It's unlikely consumer spending will take too large a hit as a result of the latest crypto winter, argues Goldman Sachs.
In a new research note, Goldman Sachs' chief U.S. economist Jan Hatzius calculated that the global market for the 200 largest cryptos shed an astounding $1 trillion in value from a peak late last year while U.S. households own about one third of the global crypto market.
But crypto holdings make up for only about 0.3% of U.S. household net worth, Hatzius added, so any drag on the American consumer is likely to be minimal.
"We therefore expect any drag on aggregate spending from the recent declines in cryptocurrency prices to be very small as well," Hatzius wrote, later adding: "When considering the impact of the crypto pullback on the U.S. economy, a major caveat is that a large share of crypto wealth is held by citizens of other countries."
If consumer spending were to recoil this year — something strongly hinted at in earnings reports this week from Walmart, Target and Kohl's — Hatzius suggests looking at declining stock prices as opposed to crashing crypto prices.

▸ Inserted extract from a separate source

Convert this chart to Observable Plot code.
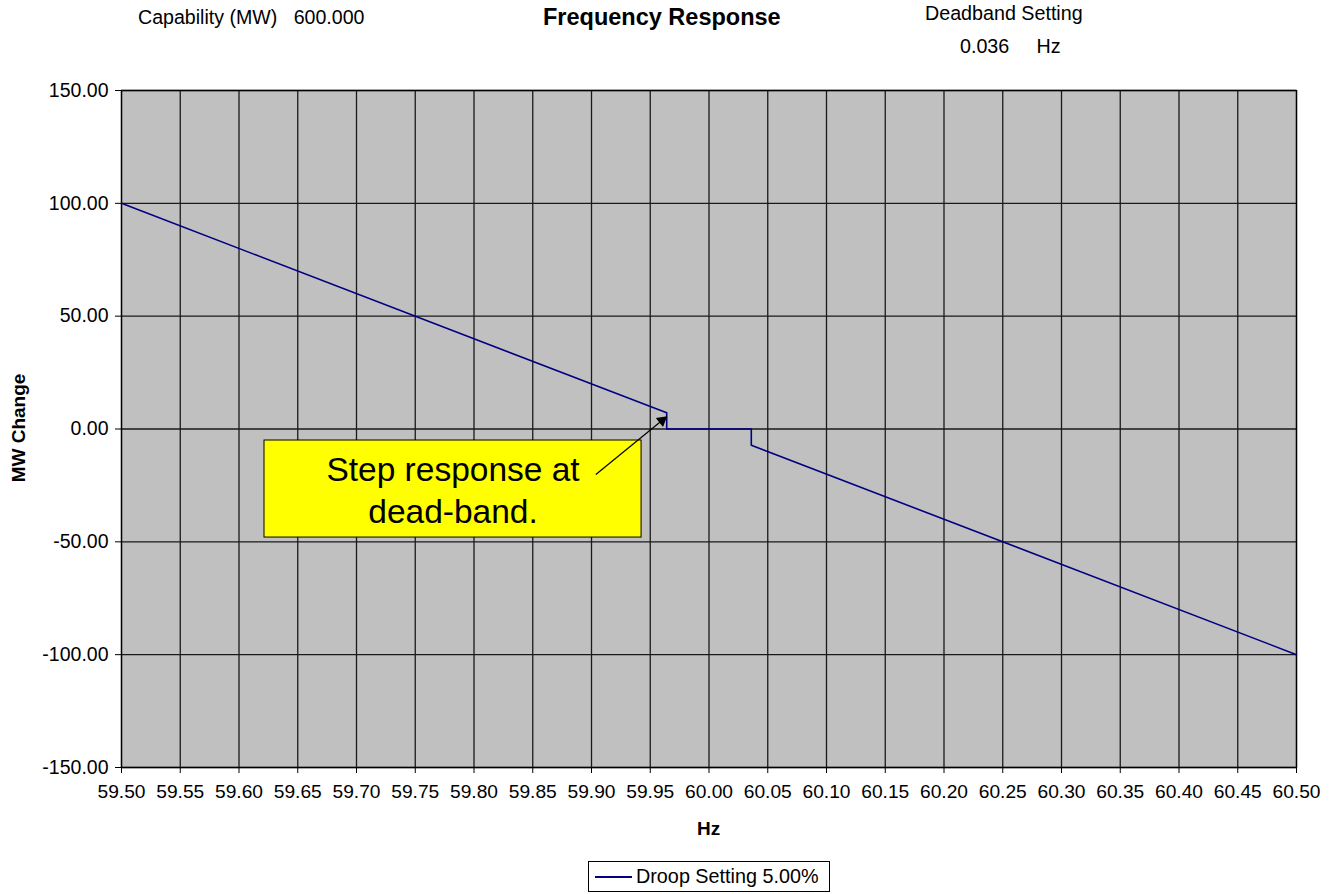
<!DOCTYPE html>
<html>
<head>
<meta charset="utf-8">
<script src="https://cdn.jsdelivr.net/npm/d3@7"></script>
<script src="https://cdn.jsdelivr.net/npm/@observablehq/plot@0.6"></script>
<style>
  html, body { margin: 0; padding: 0; background: #fff; }
  body { font-family: "Liberation Sans", Arial, sans-serif; color: #000; }
  #wrap { position: relative; width: 1333px; height: 894px; overflow: hidden; }
  .t { position: absolute; white-space: pre; line-height: 1; }
</style>
</head>
<body>
<div id="wrap">
  <div class="t" style="left:138px; top:8px; font-size:19.6px;">Capability (MW)   600.000</div>
  <div class="t" style="left:543px; top:6px; font-size:23.5px; font-weight:bold;">Frequency Response</div>
  <div class="t" style="left:925px; top:4px; font-size:19.7px;">Deadband Setting</div>
  <div class="t" style="left:960px; top:37px; font-size:19.7px;">0.036     Hz</div>
  <div class="t" style="left:697px; top:819px; font-size:19px; font-weight:bold;">Hz</div>
  <div class="t" style="left:18px; top:428px; font-size:19px; font-weight:bold; transform: translate(-50%,-50%) rotate(-90deg);">MW Change</div>
  <div id="legend" class="t" style="left:588px; top:861px; width:242px; height:31px; border:1px solid #000; box-sizing:border-box; font-size:19.8px; display:flex; align-items:center;">
    <span style="display:inline-block; width:37px; height:0; border-top:2px solid #000080; margin:0 4px 0 6px;"></span><span>Droop Setting 5.00%</span>
  </div>
</div>
<script>
// Frequency response data (droop 5%, capability 600 MW, deadband 0.036 Hz)
const hz = [59.5, 59.964, 59.964, 60.036, 60.036, 60.5];
const mw = [100, 7.2, 0, 0, -7.2, -100];

const xTicks = [59.50, 59.55, 59.60, 59.65, 59.70, 59.75, 59.80, 59.85, 59.90, 59.95,
                60.00, 60.05, 60.10, 60.15, 60.20, 60.25, 60.30, 60.35, 60.40, 60.45, 60.50];
const yTicks = [-150, -100, -50, 0, 50, 100, 150];

// Annotation (callout box and arrow) in data units
const noteText = ["Step response at", "dead-band."];
const noteBoxX = [59.6217, 59.9426];
const noteBoxY = [-48.1, -5.1];
const noteArrowFrom = [59.9037, -20.2];
const noteArrowTo = [59.9600, 3.8];

const data = hz.map((h, i) => ({hz: h, mw: mw[i]}));
const fmt2 = v => v.toFixed(2);

const chart = Plot.plot({
  width: 1333,
  height: 894,
  marginLeft: 121,
  marginRight: 37,
  marginTop: 90,
  marginBottom: 127,
  style: {fontFamily: "'Liberation Sans', Arial, sans-serif", fontSize: "19px", background: "transparent", color: "#000"},
  x: {domain: [59.5, 60.5]},
  y: {domain: [-150, 150]},
  marks: [
    Plot.frame({fill: "#C0C0C0", stroke: null}),
    Plot.ruleX(xTicks, {stroke: "#1a1a1a", strokeWidth: 1.3}),
    Plot.ruleY(yTicks, {stroke: "#1a1a1a", strokeWidth: 1.3}),
    Plot.frame({stroke: "#000", strokeWidth: 1.3}),
    Plot.axisX({ticks: xTicks, tickFormat: fmt2, tickSize: 6, tickPadding: 11, fontSize: 19.2, label: null, stroke: "#000"}),
    Plot.axisY({ticks: yTicks, tickFormat: fmt2, tickSize: 6, tickPadding: 7, fontSize: 19.5, label: null, stroke: "#000"}),
    Plot.line(data, {x: "hz", y: "mw", stroke: "#000080", strokeWidth: 1.6}),
    Plot.rect([{x1: noteBoxX[0], x2: noteBoxX[1], y1: noteBoxY[0], y2: noteBoxY[1]}],
      {x1: "x1", x2: "x2", y1: "y1", y2: "y2", fill: "#FFFF00", stroke: "#000", strokeWidth: 1}),
    Plot.text([noteText.join("\n")], {
      x: (noteBoxX[0] + noteBoxX[1]) / 2,
      y: (noteBoxY[0] + noteBoxY[1]) / 2,
      text: d => d, fontSize: 33.5, lineHeight: 1.25, fill: "#000", textAnchor: "middle"
    }),
    Plot.link([{a: noteArrowFrom, b: noteArrowTo}], {
      x1: d => d.a[0], y1: d => d.a[1], x2: d => d.b[0], y2: d => d.b[1],
      stroke: "#000", strokeWidth: 1.2
    }),
    Plot.dot([noteArrowTo], {x: d => d[0], y: d => d[1], symbol: "triangle2", r: 5.5, fill: "#000", rotate: 51})
  ]
});
chart.style.position = "absolute";
chart.style.left = "0";
chart.style.top = "0";
document.getElementById("wrap").prepend(chart);
</script>
</body>
</html>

Corporate equities, as Hatzius calls them, account for about 33% of household net worth. The decline in stock prices this year has reduced household net worth by roughly $8 trillion compared to the end of 2021, estimates Hatzius.
Hatzius sees the decline in the value of stocks being a negative driver of consumer spending beginning in the third quarter of this year, as shown the chart above, and extending out into the latter stages of 2023.
"Our estimates imply a significant drag on spending from equity price declines in 2022 and 2023," Hatzius adds.